E se si viaggerà lo si farà a numero chiuso, mantenendo le distanze e rispettando le restrizioni: un ulteriore spina nel fianco per Venezia, che proprio dei grandi afflussi ha fatto il suo cavallo di battaglia.

negozi chiusi calli deserte venezia nostra box

Tanti punti di domanda che hanno spinto i commercianti più stoici a continuare a sperare, altri invece a fuggire, desertificando una città dove anche le multinazionali della ristorazione attendono tempi migliori, lasciando i fast food di Santa Fosca e San Giovanni Grisostomo desolatamente chiusi.

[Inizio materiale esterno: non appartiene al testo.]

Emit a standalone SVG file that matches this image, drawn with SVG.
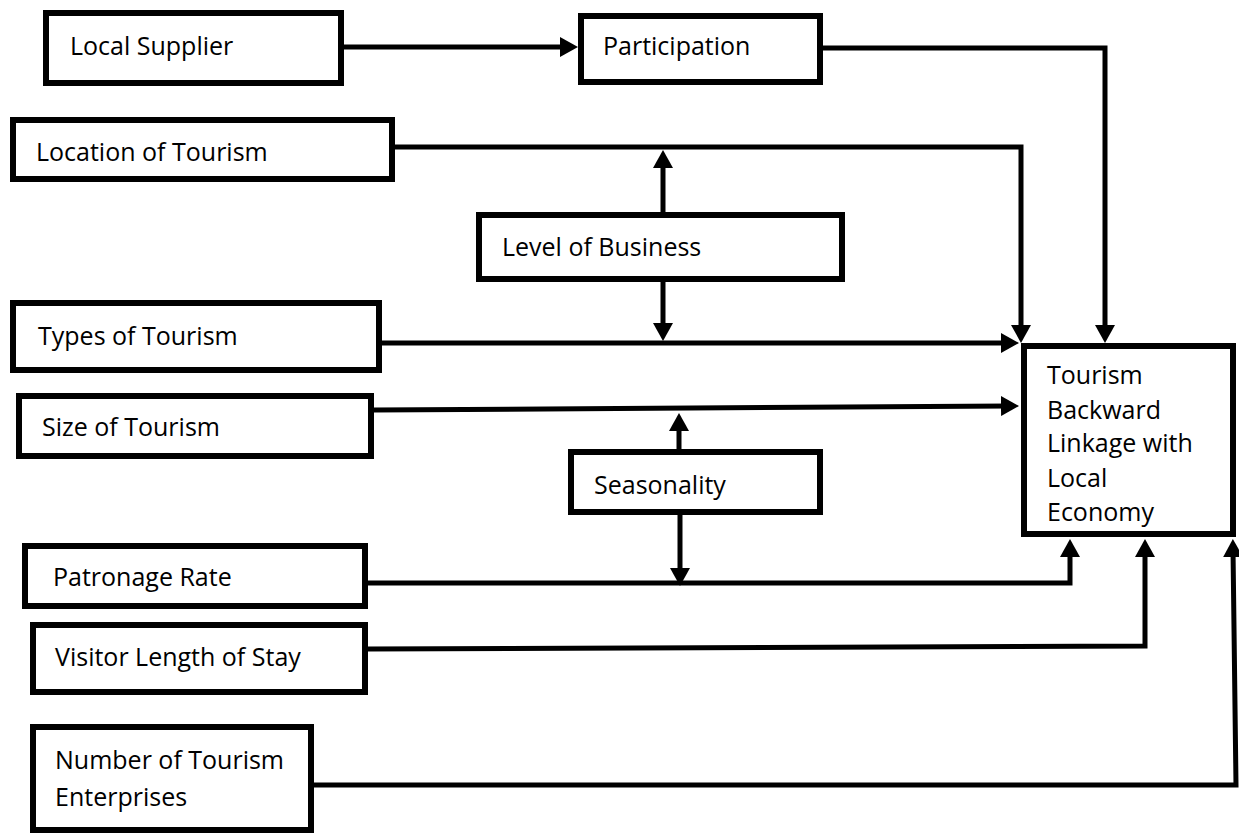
<svg xmlns="http://www.w3.org/2000/svg" width="1239" height="834" viewBox="0 0 1239 834">
<style>
.box{fill:#fff;stroke:#000;stroke-width:6}
.lbl{font-family:"Open Sans","Liberation Sans",sans-serif;font-size:25px;fill:#000}
.con{fill:none;stroke:#000;stroke-width:5;stroke-linejoin:miter;stroke-linecap:butt}
.arr{marker-end:url(#ah)}
</style>
<defs>
<marker id="ah" markerUnits="userSpaceOnUse" viewBox="0 0 18 20" markerWidth="18" markerHeight="20" refX="8" refY="10" orient="auto">
<path d="M0,0 L18,10 L0,20 z" fill="#000"/>
</marker>
</defs>
<rect width="1239" height="834" fill="#fff"/>
<g id="connectors">
<path class="con arr" d="M344,47 H568"/>
<path class="con arr" d="M822,48 H1105 V333"/>
<path class="con arr" d="M395,147 H1021 V333"/>
<path class="con arr" d="M663,212 V160"/>
<path class="con arr" d="M663,282 V331"/>
<path class="con arr" d="M382,343 H1009"/>
<path class="con arr" d="M374,410 L1009,406"/>
<path class="con arr" d="M679,449 V423"/>
<path class="con arr" d="M680,515 V576"/>
<path class="con arr" d="M368,583 H1070 V549"/>
<path class="con arr" d="M368,649 L1145,646 V549"/>
<path class="con arr" d="M314,785 H1236 L1233,549"/>
</g>
<g id="local-supplier">
<rect class="box" x="46" y="13" width="295" height="70"/>
<text class="lbl" x="70" y="55">Local Supplier</text>
</g>
<g id="participation">
<rect class="box" x="581" y="16" width="239" height="66"/>
<text class="lbl" x="603" y="55">Participation</text>
</g>
<g id="location-of-tourism">
<rect class="box" x="13" y="120" width="379" height="59"/>
<text class="lbl" x="36" y="161">Location of Tourism</text>
</g>
<g id="level-of-business">
<rect class="box" x="479" y="215" width="363" height="64"/>
<text class="lbl" x="502" y="256">Level of Business</text>
</g>
<g id="types-of-tourism">
<rect class="box" x="13" y="303" width="366" height="67"/>
<text class="lbl" x="38" y="345">Types of Tourism</text>
</g>
<g id="size-of-tourism">
<rect class="box" x="19" y="396" width="352" height="60"/>
<text class="lbl" x="42" y="436">Size of Tourism</text>
</g>
<g id="seasonality">
<rect class="box" x="571" y="452" width="249" height="60"/>
<text class="lbl" x="594" y="494">Seasonality</text>
</g>
<g id="patronage-rate">
<rect class="box" x="25" y="546" width="340" height="60"/>
<text class="lbl" x="53" y="586">Patronage Rate</text>
</g>
<g id="visitor-length-of-stay">
<rect class="box" x="33" y="625" width="332" height="67"/>
<text class="lbl" x="55" y="666">Visitor Length of Stay</text>
</g>
<g id="number-of-tourism-enterprises">
<rect class="box" x="33" y="727" width="278" height="103"/>
<text class="lbl" x="55" y="769">Number of Tourism</text>
<text class="lbl" x="55" y="806">Enterprises</text>
</g>
<g id="tourism-backward-linkage">
<rect class="box" x="1024" y="346" width="209" height="188"/>
<text class="lbl" x="1047" y="384">Tourism</text>
<text class="lbl" x="1047" y="419">Backward</text>
<text class="lbl" x="1047" y="452">Linkage with</text>
<text class="lbl" x="1047" y="487">Local</text>
<text class="lbl" x="1047" y="521">Economy</text>
</g>
</svg>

Sul “ritorno del turismo” non sembrano scommettere più neanche gli imprenditori asiatici, che oltre a non riaprire le loro attività sono arrivati – in un caso – anche alla più drastica delle decisioni: è di domenica la notizia del trentenne cinese che, colpito dalla crisi, ha tentato di togliersi la vita in Canal Grande.

La Venezia delle riaperture, quindi, appare limitata ai negozi di vicinato, ai bar “storici” e alle grandi catene d’abbigliamento, che dovranno comunque far quadrare i conti di fronte a una situazione che appare tutt’altro che rosea.

Perché se la città ospitasse un numero contingentato di italiani ed europei – l’auspicato “turismo 2.0” – la maggior parte delle attività pre-coronavirus non avranno più i margini per sopravvivere.